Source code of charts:
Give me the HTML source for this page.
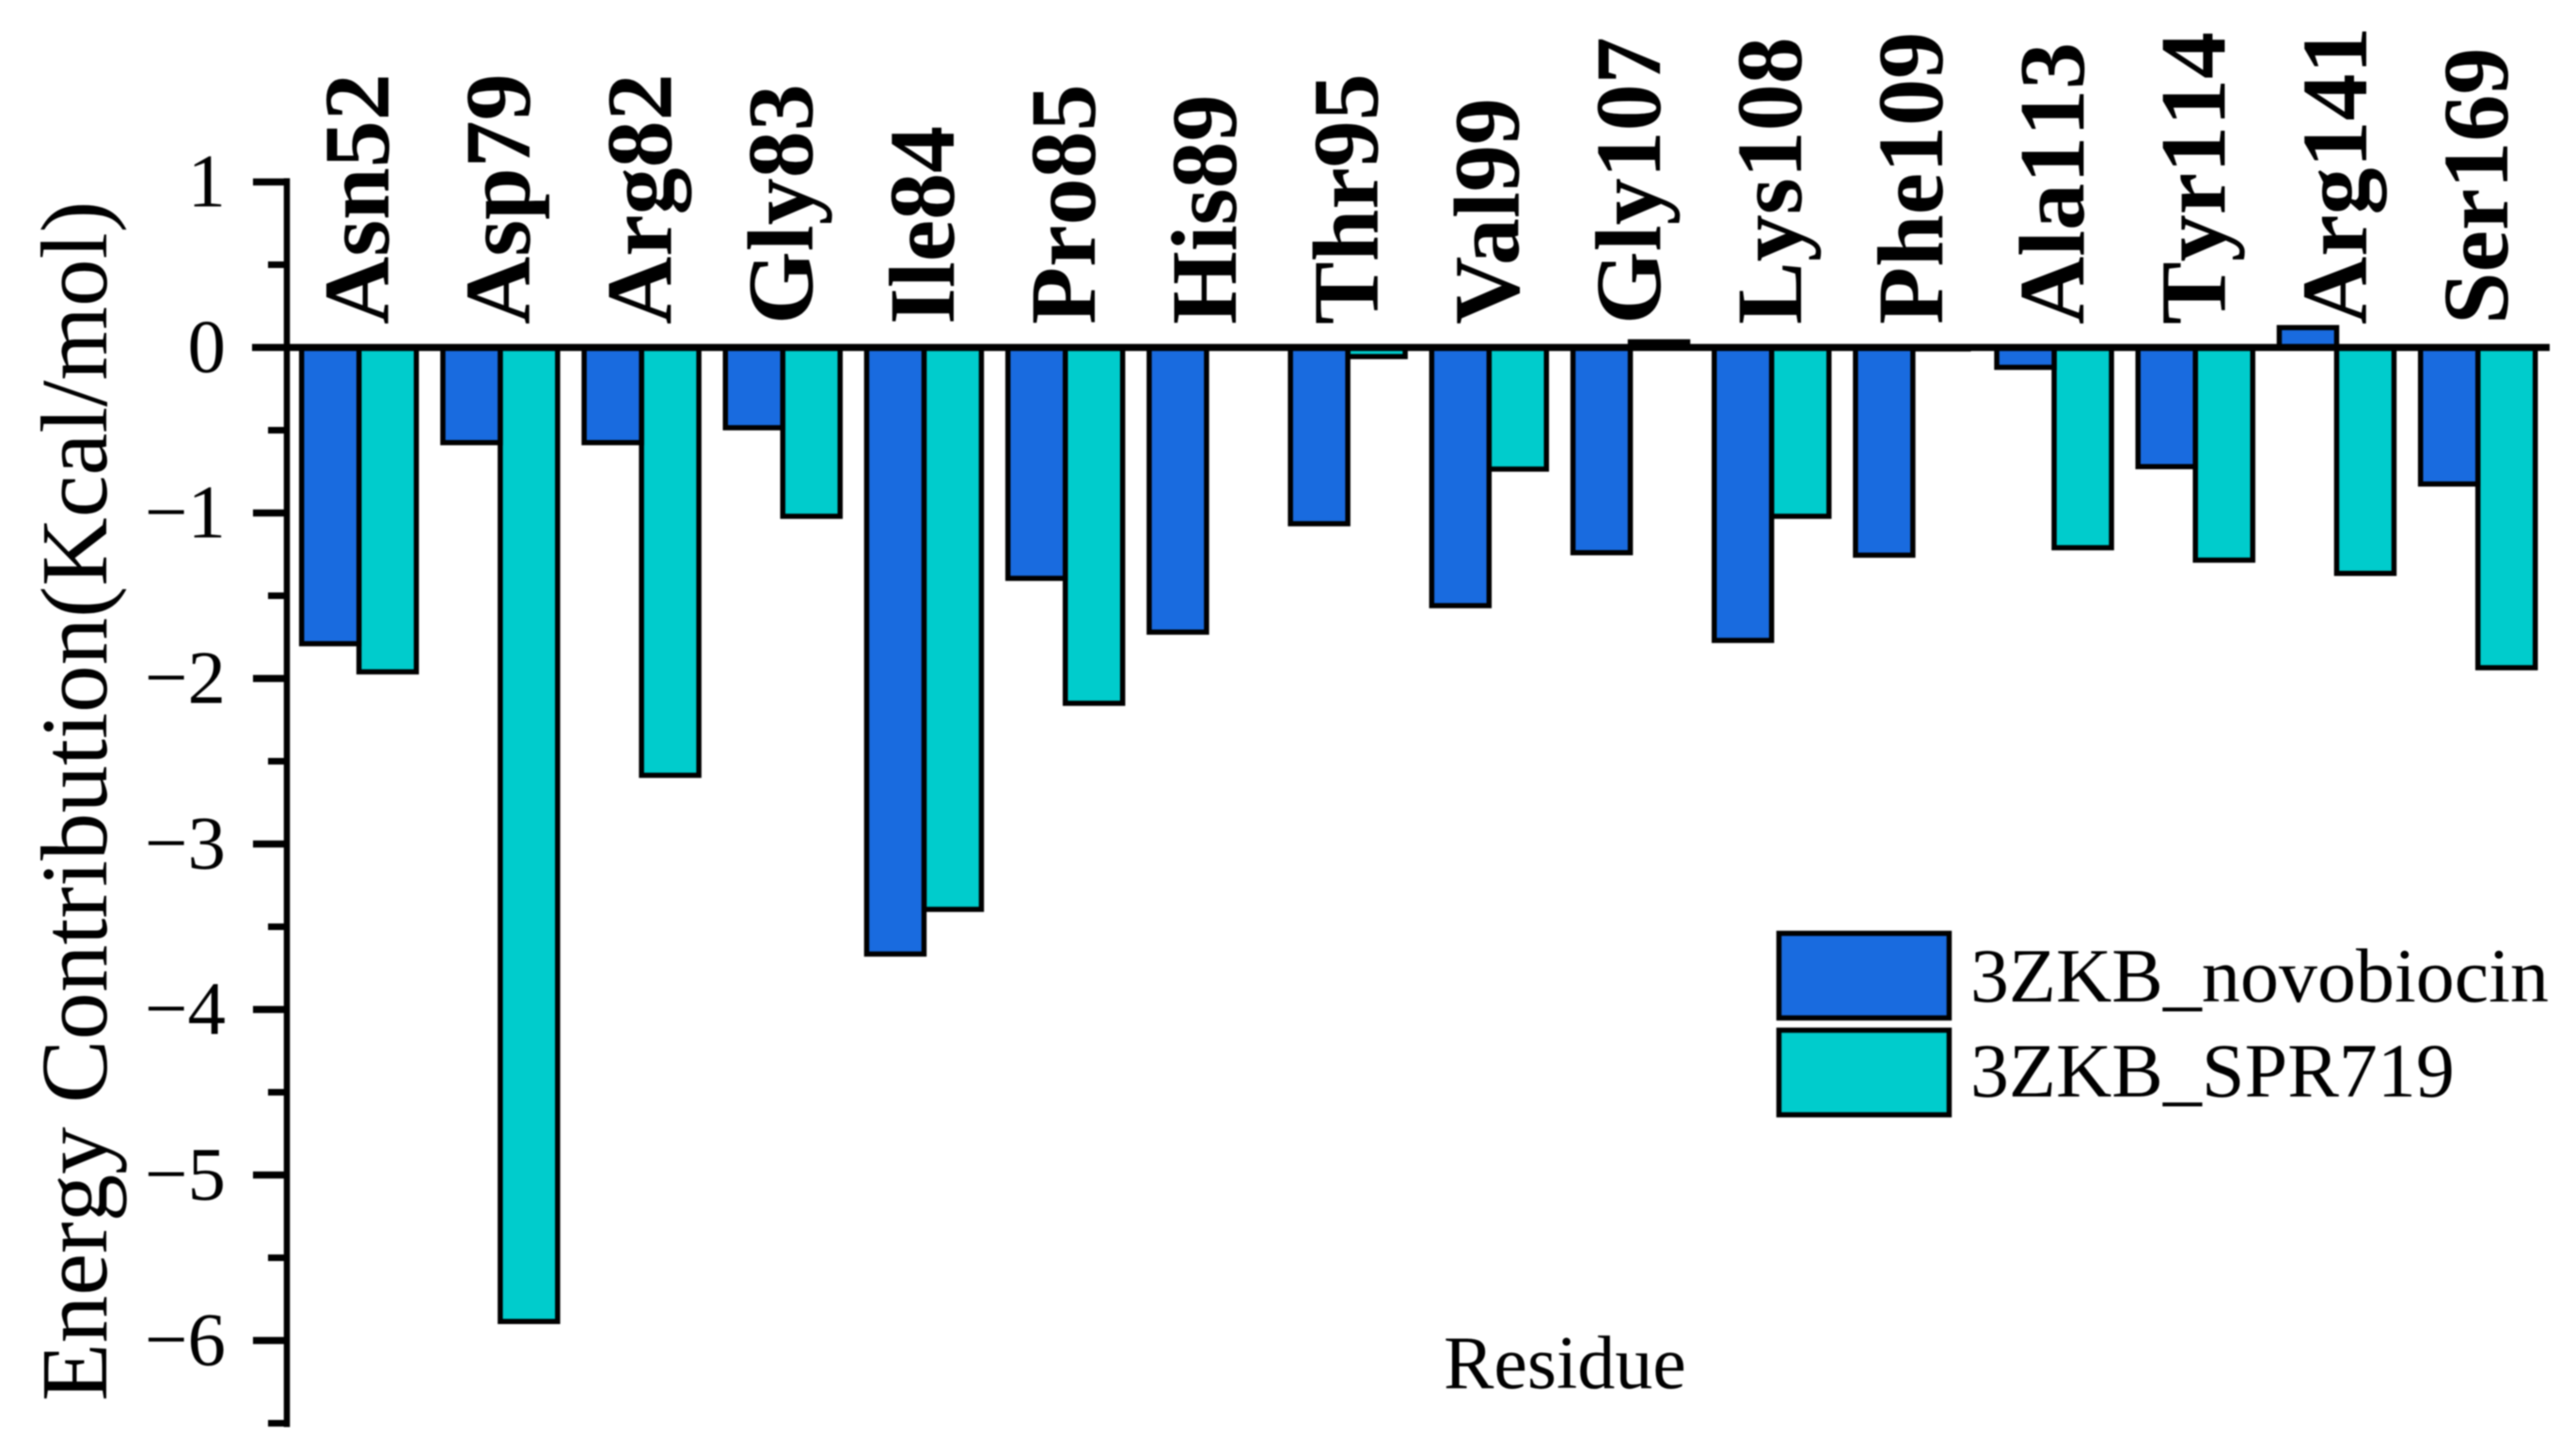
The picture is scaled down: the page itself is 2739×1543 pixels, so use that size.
<!DOCTYPE html>
<html lang="en">
<head>
<meta charset="utf-8">
<title>Energy Contribution per Residue</title>
<style>
  html, body { margin: 0; padding: 0; background: #ffffff; }
  body { width: 2739px; height: 1543px; overflow: hidden; }
  svg { display: block; filter: blur(0.7px); }
  text { font-family: "Liberation Serif", "Times New Roman", serif; fill: #000000; font-kerning: none; }
  .tick-text { font-size: 81px; text-anchor: end; }
  .residue-text { font-size: 100px; font-weight: bold; }
  .legend-text { font-size: 82px; }
  .title-text { font-size: 101px; }
  .x-title-text { font-size: 80px; }
</style>
</head>
<body>
<svg id="chart" xmlns="http://www.w3.org/2000/svg" width="2739" height="1543" viewBox="0 0 2739 1543">
  <rect x="0" y="0" width="2739" height="1543" fill="#ffffff"/>
  <g id="bars"></g>
  <g id="axis"></g>
  <g id="labels"></g>
  <text class="title-text" transform="translate(113 1490) rotate(-90)">Energy Contribution(Kcal/mol)</text>
  <text class="x-title-text" x="1535" y="1476">Residue</text>
  <g>
    <rect x="1891.5" y="992.5" width="181" height="90" fill="#196BDF" stroke="#000" stroke-width="5.5"/>
    <text class="legend-text" x="2095" y="1065">3ZKB_novobiocin</text>
    <rect x="1891.5" y="1095.5" width="181" height="90" fill="#00CCCC" stroke="#000" stroke-width="5.5"/>
    <text class="legend-text" x="2095" y="1166">3ZKB_SPR719</text>
  </g>
</svg>
<script>
const residues = ["Asn52","Asp79","Arg82","Gly83","Ile84","Pro85","His89","Thr95","Val99","Gly107","Lys108","Phe109","Ala113","Tyr114","Arg141","Ser169"];
const novobiocin = [-1.79,-0.575,-0.575,-0.485,-3.665,-1.395,-1.72,-1.065,-1.56,-1.24,-1.77,-1.255,-0.12,-0.72,0.12,-0.825];
const spr719 = [-1.96,-5.885,-2.585,-1.02,-3.395,-2.15,0,-0.055,-0.735,0.034,-1.02,-0.02,-1.21,-1.285,-1.365,-1.935];
const majorTicks = [1,0,-1,-2,-3,-4,-5,-6];
const minorTicks = [0.5,-0.5,-1.5,-2.5,-3.5,-4.5,-5.5,-6.5];

const SVG_NS = "http://www.w3.org/2000/svg";
const yZero = 369.5;
const yUnit = 176;
const firstGroupMid = 381.7;
const groupPitch = 150.2;
const barWidth = 61;
const axisX = 305;

function yScale(v) { return yZero - yUnit * v; }
function xMid(i) { return firstGroupMid + groupPitch * i; }
function tickLabel(v) { return v < 0 ? "\u2212" + Math.abs(v) : String(v); }

const barsGroup = document.getElementById("bars");
const axisGroup = document.getElementById("axis");
const labelsGroup = document.getElementById("labels");

function drawBar(i, value, left, color, seriesName) {
  const r = document.createElementNS(SVG_NS, "rect");
  const y0 = yScale(0);
  const y1 = yScale(value);
  r.setAttribute("x", left);
  r.setAttribute("y", Math.min(y0, y1));
  r.setAttribute("width", barWidth);
  r.setAttribute("height", Math.abs(y1 - y0));
  r.setAttribute("fill", color);
  r.setAttribute("stroke", "#000000");
  r.setAttribute("stroke-width", Math.abs(value) < 0.03 ? 1.5 : 5.5);
  
  
  barsGroup.appendChild(r);
}

function drawLine(x1, y1, x2, y2, width, name) {
  const l = document.createElementNS(SVG_NS, "line");
  l.setAttribute("x1", x1);
  l.setAttribute("y1", y1);
  l.setAttribute("x2", x2);
  l.setAttribute("y2", y2);
  l.setAttribute("stroke", "#000000");
  l.setAttribute("stroke-width", width);
  
  
  axisGroup.appendChild(l);
}

residues.forEach(function (name, i) {
  const mid = xMid(i);
  if (spr719[i] !== 0) drawBar(i, spr719[i], mid, "#00CCCC", "spr719");
  if (novobiocin[i] !== 0) drawBar(i, novobiocin[i], mid - barWidth, "#196BDF", "novobiocin");

  const t = document.createElementNS(SVG_NS, "text");
  t.setAttribute("class", "residue-text");
  t.setAttribute("transform", "translate(" + (mid + 31.3) + " 345) rotate(-90)");
  
  
  if (name.indexOf("Val") === 0) t.style.fontKerning = "normal";
  t.textContent = name;
  labelsGroup.appendChild(t);
});

drawLine(axisX, yScale(1) - 4, axisX, yScale(-6.5) + 4, 6.5, "y-axis-line");
drawLine(268, yScale(0), 2711, yScale(0), 7.5, "zero-line");

majorTicks.forEach(function (v) {
  if (v !== 0) drawLine(269, yScale(v), axisX, yScale(v), 7.5, "major-tick");
  const t = document.createElementNS(SVG_NS, "text");
  t.setAttribute("class", "tick-text");
  t.setAttribute("x", 240);
  t.setAttribute("y", yScale(v) + 26);
  
  
  t.textContent = tickLabel(v);
  axisGroup.appendChild(t);
});

minorTicks.forEach(function (v) {
  drawLine(285, yScale(v), axisX, yScale(v), 7, "minor-tick");
});
</script>
</body>
</html>
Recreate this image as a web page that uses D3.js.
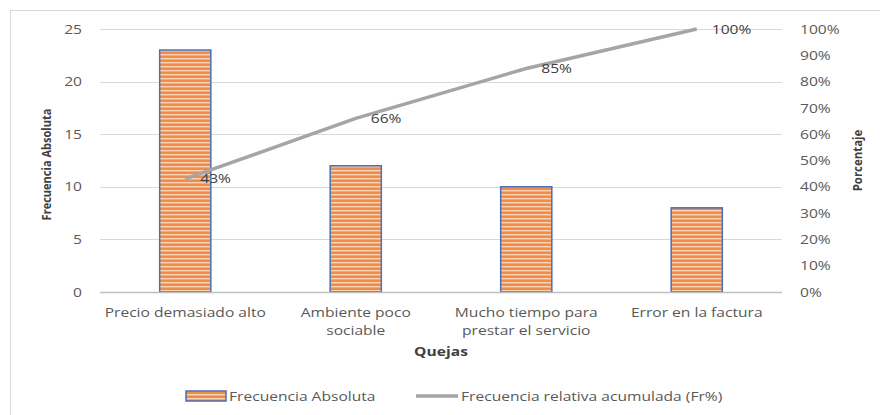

Goal: Pull out every line in the material above where "that" occurs.

Solution:
The picture is scaled down: the page itself is 2739×1543 pixels, so use that size.
Recreate this image as a web page that uses D3.js.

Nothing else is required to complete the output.